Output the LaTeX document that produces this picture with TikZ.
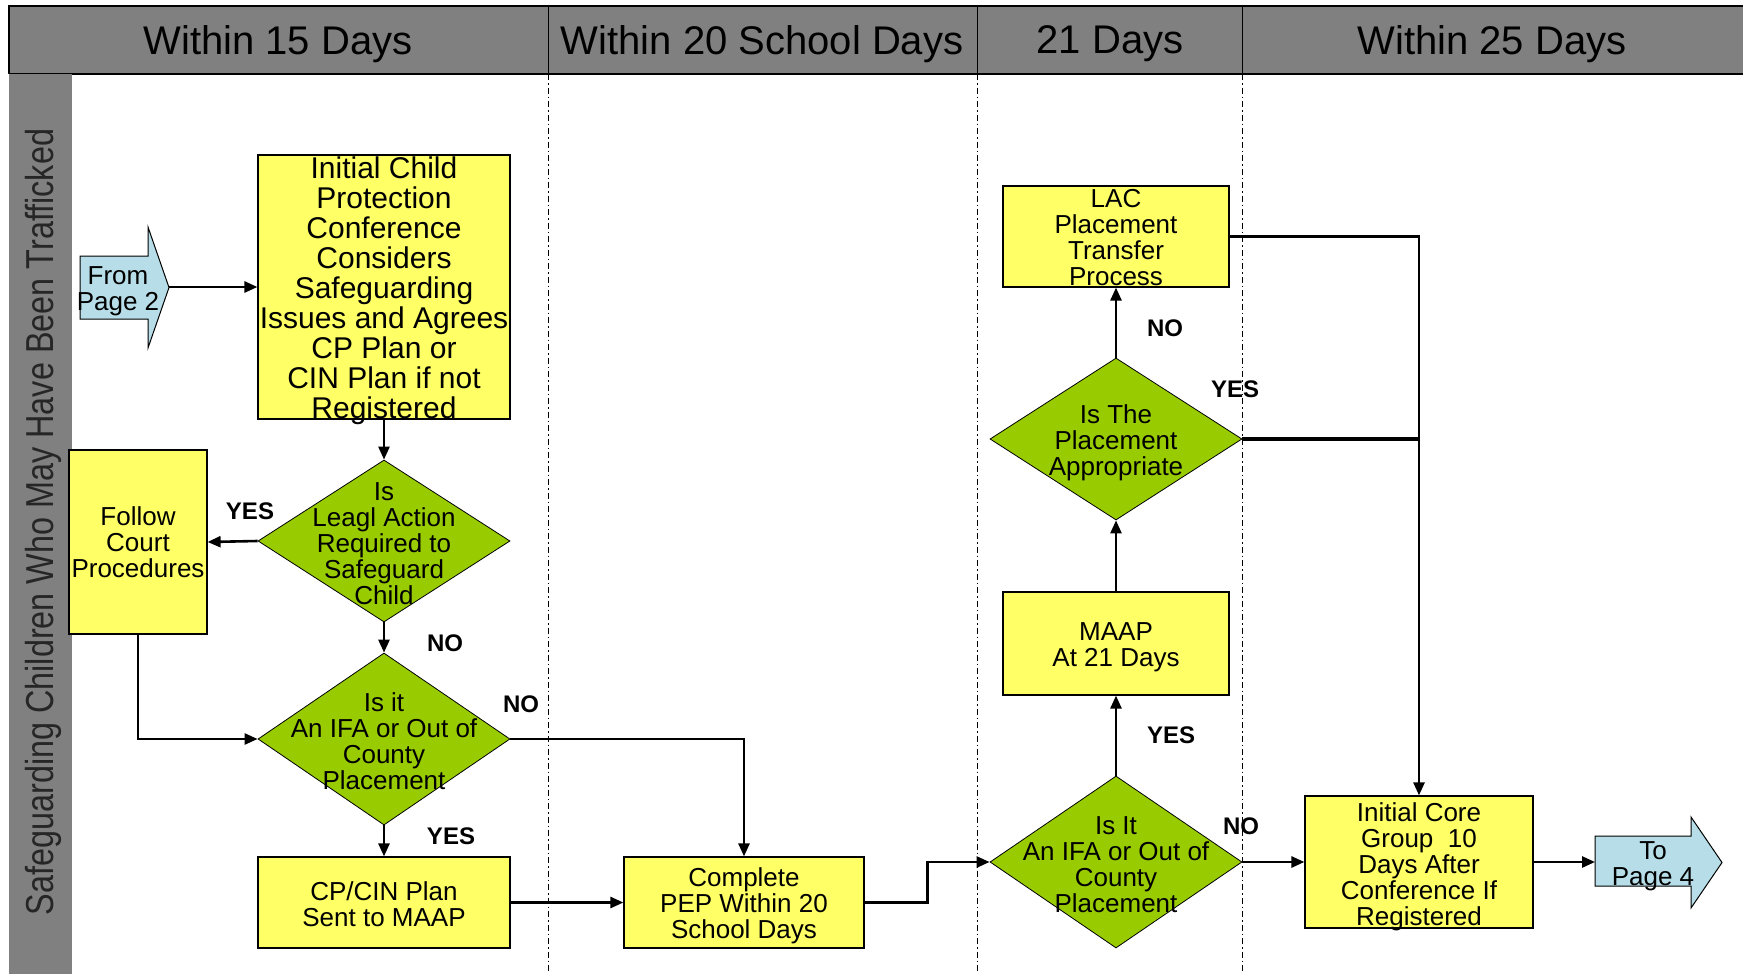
\documentclass[tikz,border=0pt]{standalone}
\usepackage{fontspec}
\setmainfont{Liberation Sans}
\usetikzlibrary{arrows.meta,shapes.geometric}
\definecolor{boxyellow}{RGB}{255,255,102}
\definecolor{diagreen}{RGB}{153,204,0}
\definecolor{hdrgray}{RGB}{128,128,128}
\definecolor{pageblue}{RGB}{183,222,232}
\begin{document}
\begin{tikzpicture}[x=1pt,y=-1pt,
 box/.style={draw, fill=boxyellow, line width=1.2pt, inner sep=0pt},
 dia/.style={draw, fill=diagreen, diamond, line width=0.8pt, inner sep=0pt, minimum width=252pt},
 dtext/.style={align=center, font=\fontsize{26}{26}\selectfont, inner sep=0pt},
 lbl/.style={font=\fontsize{24}{24}\selectfont\bfseries, inner sep=0pt},
 conn/.style={line width=2.6pt, -{Triangle[length=13pt,width=11pt]}},
 plainline/.style={line width=4pt},
 divider/.style={line width=0.9pt, dash pattern=on 6pt off 3pt on 1.5pt off 3pt},
 hdr/.style={font=\fontsize{40}{40}\selectfont, inner sep=0pt},
 pagearrow/.style={fill=pageblue, draw, line width=1pt}
]
\useasboundingbox (0,0) rectangle (1743,974);
\fill[white] (0,0) rectangle (1743,974);
% header
\fill[hdrgray] (9,6) rectangle (1743,74);
\draw[line width=1.2pt] (9,74) -- (9,6) -- (1743,6);
\draw[line width=1.2pt] (9,74) -- (1743,74);
\foreach \xx in {548,977,1242} \draw[line width=1pt] (\xx,6) -- (\xx,74);
\node[hdr] (h1) at (278,44) {Within 15 Days};
\node[hdr] (h2) at (762,44) {Within 20 School Days};
\node[hdr] (h3) at (1110,44) {21 Days};
\node[hdr] (h4) at (1492,44) {Within 25 Days};
% left band
\fill[hdrgray] (9,74) rectangle (72,974);
\node[rotate=90, inner sep=0pt, font=\fontsize{39}{39}\selectfont, text=black!85] (side) at (43,522)
  {\scalebox{0.83}[1]{Safeguarding Children Who May Have Been Trafficked}};
% dashed dividers
\foreach \xx in {548,977,1242} \draw[divider] (\xx,74) -- (\xx,974);
% page arrows
\filldraw[pagearrow] (80,256) -- (148,256) -- (148,227) -- (169,287.5) -- (148,348) -- (148,319) -- (80,319) -- cycle;
\coordinate (fromtip) at (169,287);
\node[dtext] (fromtxt) at (118,291) {From\\Page 2};
\filldraw[pagearrow] (1595,836) -- (1691,836) -- (1691,817) -- (1722,862.5) -- (1691,908) -- (1691,886) -- (1595,886) -- cycle;
\coordinate (totail) at (1595,862);
\node[dtext] (totxt) at (1653,866) {To\\Page 4};
% boxes
\node[box, minimum width=252pt, minimum height=264pt] (ic) at (384,287) {};
\node[dtext, font=\fontsize{30}{30}\selectfont] (ict) at ([yshift=-4pt]ic.center)
  {Initial Child\\ Protection\\Conference\\Considers\\ Safeguarding\\Issues and Agrees\\CP Plan or\\ CIN Plan if not\\Registered};
\node[box, minimum width=138pt, minimum height=184pt] (fc) at (138,542) {};
\node[dtext] (fct) at (fc.center) {Follow\\Court\\Procedures};
\node[box, minimum width=252pt, minimum height=91pt] (cp) at (384,902.5) {};
\node[dtext] (cpt) at ([yshift=-2pt]cp.center) {CP/CIN Plan\\Sent to MAAP};
\node[box, minimum width=240pt, minimum height=91pt] (pep) at (744,902.5) {};
\node[dtext] (pept) at ([yshift=-3pt]pep.center) {Complete\\PEP Within 20\\School Days};
\node[box, minimum width=226pt, minimum height=103pt] (maap) at (1116,643.5) {};
\node[dtext] (maapt) at ([yshift=-4pt]maap.center) {MAAP\\At 21 Days};
\node[box, minimum width=226pt, minimum height=101pt] (lac) at (1116,236.5) {};
\node[dtext] (lact) at ([yshift=-1pt]lac.center) {LAC\\Placement\\Transfer\\Process};
\node[box, minimum width=228pt, minimum height=132pt] (core) at (1419,862) {};
\node[dtext] (coret) at ([yshift=-5pt]core.center) {Initial Core\\Group\ \ 10\\Days After\\Conference If\\Registered};
% diamonds
\node[dia, minimum height=162pt] (d1) at (384,541) {};
\node[dtext] (d1t) at ([yshift=-3pt]d1.center) {Is\\Leagl Action\\Required to\\Safeguard\\Child};
\node[dia, minimum height=172pt] (d2) at (384,739) {};
\node[dtext] (d2t) at ([yshift=-2pt]d2.center) {Is it\\An IFA or Out of\\County\\Placement};
\node[dia, minimum height=172pt] (d3) at (1116,862) {};
\node[dtext] (d3t) at ([yshift=-3pt]d3.center) {Is It\\An IFA or Out of\\County\\Placement};
\node[dia, minimum height=162pt] (d4) at (1116,439) {};
\node[dtext] (d4t) at ([yshift=-4pt]d4.center) {Is The\\Placement\\Appropriate};
% connectors
\draw[conn] (fromtip) -- (ic.west);
\draw[conn] (ic.south) -- (d1.north);
\draw[conn] (d1.west) -- (fc.east);
\draw[conn] (d1.south) -- (d2.north);
\draw[conn] (fc.south) |- (d2.west);
\draw[conn] (d2.south) -- (cp.north);
\draw[conn] (d2.east) -| (pep.north);
\draw[conn] (cp.east) -- (pep.west);
\draw[conn] (pep.east) -- ++(63,0) |- (d3.west);
\draw[conn] (d3.north) -- (maap.south);
\draw[conn] (maap.north) -- (d4.south);
\draw[conn] (d4.north) -- (lac.south);
\draw[conn] (lac.east) -| (core.north);
\draw[plainline] (d4.east) -- (d4.east -| core.north);
\draw[conn] (d3.east) -- (core.west);
\draw[conn] (core.east) -- (totail);
% labels
\node[lbl] (l1) at (250,511) {YES};
\node[lbl] (l2) at (445,643) {NO};
\node[lbl] (l3) at (521,704) {NO};
\node[lbl] (l4) at (451,836) {YES};
\node[lbl] (l5) at (1165,328) {NO};
\node[lbl] (l6) at (1235,389) {YES};
\node[lbl] (l7) at (1171,735) {YES};
\node[lbl] (l8) at (1241,826) {NO};
\end{tikzpicture}
\end{document}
§
= SHORT TASK =
Make an exact copy of the whole listing, but don't bring over any pictures.

= EXERCISE OUTPUT =
Output the LaTeX document that produces this picture with TikZ.
\documentclass[tikz,border=0pt]{standalone}
\usepackage{fontspec}
\setmainfont{Liberation Sans}
\usetikzlibrary{arrows.meta,shapes.geometric}
\definecolor{boxyellow}{RGB}{255,255,102}
\definecolor{diagreen}{RGB}{153,204,0}
\definecolor{hdrgray}{RGB}{128,128,128}
\definecolor{pageblue}{RGB}{183,222,232}
\begin{document}
\begin{tikzpicture}[x=1pt,y=-1pt,
 box/.style={draw, fill=boxyellow, line width=1.2pt, inner sep=0pt},
 dia/.style={draw, fill=diagreen, diamond, line width=0.8pt, inner sep=0pt, minimum width=252pt},
 dtext/.style={align=center, font=\fontsize{26}{26}\selectfont, inner sep=0pt},
 lbl/.style={font=\fontsize{24}{24}\selectfont\bfseries, inner sep=0pt},
 conn/.style={line width=2.6pt, -{Triangle[length=13pt,width=11pt]}},
 plainline/.style={line width=4pt},
 divider/.style={line width=0.9pt, dash pattern=on 6pt off 3pt on 1.5pt off 3pt},
 hdr/.style={font=\fontsize{40}{40}\selectfont, inner sep=0pt},
 pagearrow/.style={fill=pageblue, draw, line width=1pt}
]
\useasboundingbox (0,0) rectangle (1743,974);
\fill[white] (0,0) rectangle (1743,974);
% header
\fill[hdrgray] (9,6) rectangle (1743,74);
\draw[line width=1.2pt] (9,74) -- (9,6) -- (1743,6);
\draw[line width=1.2pt] (9,74) -- (1743,74);
\foreach \xx in {548,977,1242} \draw[line width=1pt] (\xx,6) -- (\xx,74);
\node[hdr] (h1) at (278,44) {Within 15 Days};
\node[hdr] (h2) at (762,44) {Within 20 School Days};
\node[hdr] (h3) at (1110,44) {21 Days};
\node[hdr] (h4) at (1492,44) {Within 25 Days};
% left band
\fill[hdrgray] (9,74) rectangle (72,974);
\node[rotate=90, inner sep=0pt, font=\fontsize{39}{39}\selectfont, text=black!85] (side) at (43,522)
  {\scalebox{0.83}[1]{Safeguarding Children Who May Have Been Trafficked}};
% dashed dividers
\foreach \xx in {548,977,1242} \draw[divider] (\xx,74) -- (\xx,974);
% page arrows
\filldraw[pagearrow] (80,256) -- (148,256) -- (148,227) -- (169,287.5) -- (148,348) -- (148,319) -- (80,319) -- cycle;
\coordinate (fromtip) at (169,287);
\node[dtext] (fromtxt) at (118,291) {From\\Page 2};
\filldraw[pagearrow] (1595,836) -- (1691,836) -- (1691,817) -- (1722,862.5) -- (1691,908) -- (1691,886) -- (1595,886) -- cycle;
\coordinate (totail) at (1595,862);
\node[dtext] (totxt) at (1653,866) {To\\Page 4};
% boxes
\node[box, minimum width=252pt, minimum height=264pt] (ic) at (384,287) {};
\node[dtext, font=\fontsize{30}{30}\selectfont] (ict) at ([yshift=-4pt]ic.center)
  {Initial Child\\ Protection\\Conference\\Considers\\ Safeguarding\\Issues and Agrees\\CP Plan or\\ CIN Plan if not\\Registered};
\node[box, minimum width=138pt, minimum height=184pt] (fc) at (138,542) {};
\node[dtext] (fct) at (fc.center) {Follow\\Court\\Procedures};
\node[box, minimum width=252pt, minimum height=91pt] (cp) at (384,902.5) {};
\node[dtext] (cpt) at ([yshift=-2pt]cp.center) {CP/CIN Plan\\Sent to MAAP};
\node[box, minimum width=240pt, minimum height=91pt] (pep) at (744,902.5) {};
\node[dtext] (pept) at ([yshift=-3pt]pep.center) {Complete\\PEP Within 20\\School Days};
\node[box, minimum width=226pt, minimum height=103pt] (maap) at (1116,643.5) {};
\node[dtext] (maapt) at ([yshift=-4pt]maap.center) {MAAP\\At 21 Days};
\node[box, minimum width=226pt, minimum height=101pt] (lac) at (1116,236.5) {};
\node[dtext] (lact) at ([yshift=-1pt]lac.center) {LAC\\Placement\\Transfer\\Process};
\node[box, minimum width=228pt, minimum height=132pt] (core) at (1419,862) {};
\node[dtext] (coret) at ([yshift=-5pt]core.center) {Initial Core\\Group\ \ 10\\Days After\\Conference If\\Registered};
% diamonds
\node[dia, minimum height=162pt] (d1) at (384,541) {};
\node[dtext] (d1t) at ([yshift=-3pt]d1.center) {Is\\Leagl Action\\Required to\\Safeguard\\Child};
\node[dia, minimum height=172pt] (d2) at (384,739) {};
\node[dtext] (d2t) at ([yshift=-2pt]d2.center) {Is it\\An IFA or Out of\\County\\Placement};
\node[dia, minimum height=172pt] (d3) at (1116,862) {};
\node[dtext] (d3t) at ([yshift=-3pt]d3.center) {Is It\\An IFA or Out of\\County\\Placement};
\node[dia, minimum height=162pt] (d4) at (1116,439) {};
\node[dtext] (d4t) at ([yshift=-4pt]d4.center) {Is The\\Placement\\Appropriate};
% connectors
\draw[conn] (fromtip) -- (ic.west);
\draw[conn] (ic.south) -- (d1.north);
\draw[conn] (d1.west) -- (fc.east);
\draw[conn] (d1.south) -- (d2.north);
\draw[conn] (fc.south) |- (d2.west);
\draw[conn] (d2.south) -- (cp.north);
\draw[conn] (d2.east) -| (pep.north);
\draw[conn] (cp.east) -- (pep.west);
\draw[conn] (pep.east) -- ++(63,0) |- (d3.west);
\draw[conn] (d3.north) -- (maap.south);
\draw[conn] (maap.north) -- (d4.south);
\draw[conn] (d4.north) -- (lac.south);
\draw[conn] (lac.east) -| (core.north);
\draw[plainline] (d4.east) -- (d4.east -| core.north);
\draw[conn] (d3.east) -- (core.west);
\draw[conn] (core.east) -- (totail);
% labels
\node[lbl] (l1) at (250,511) {YES};
\node[lbl] (l2) at (445,643) {NO};
\node[lbl] (l3) at (521,704) {NO};
\node[lbl] (l4) at (451,836) {YES};
\node[lbl] (l5) at (1165,328) {NO};
\node[lbl] (l6) at (1235,389) {YES};
\node[lbl] (l7) at (1171,735) {YES};
\node[lbl] (l8) at (1241,826) {NO};
\end{tikzpicture}
\end{document}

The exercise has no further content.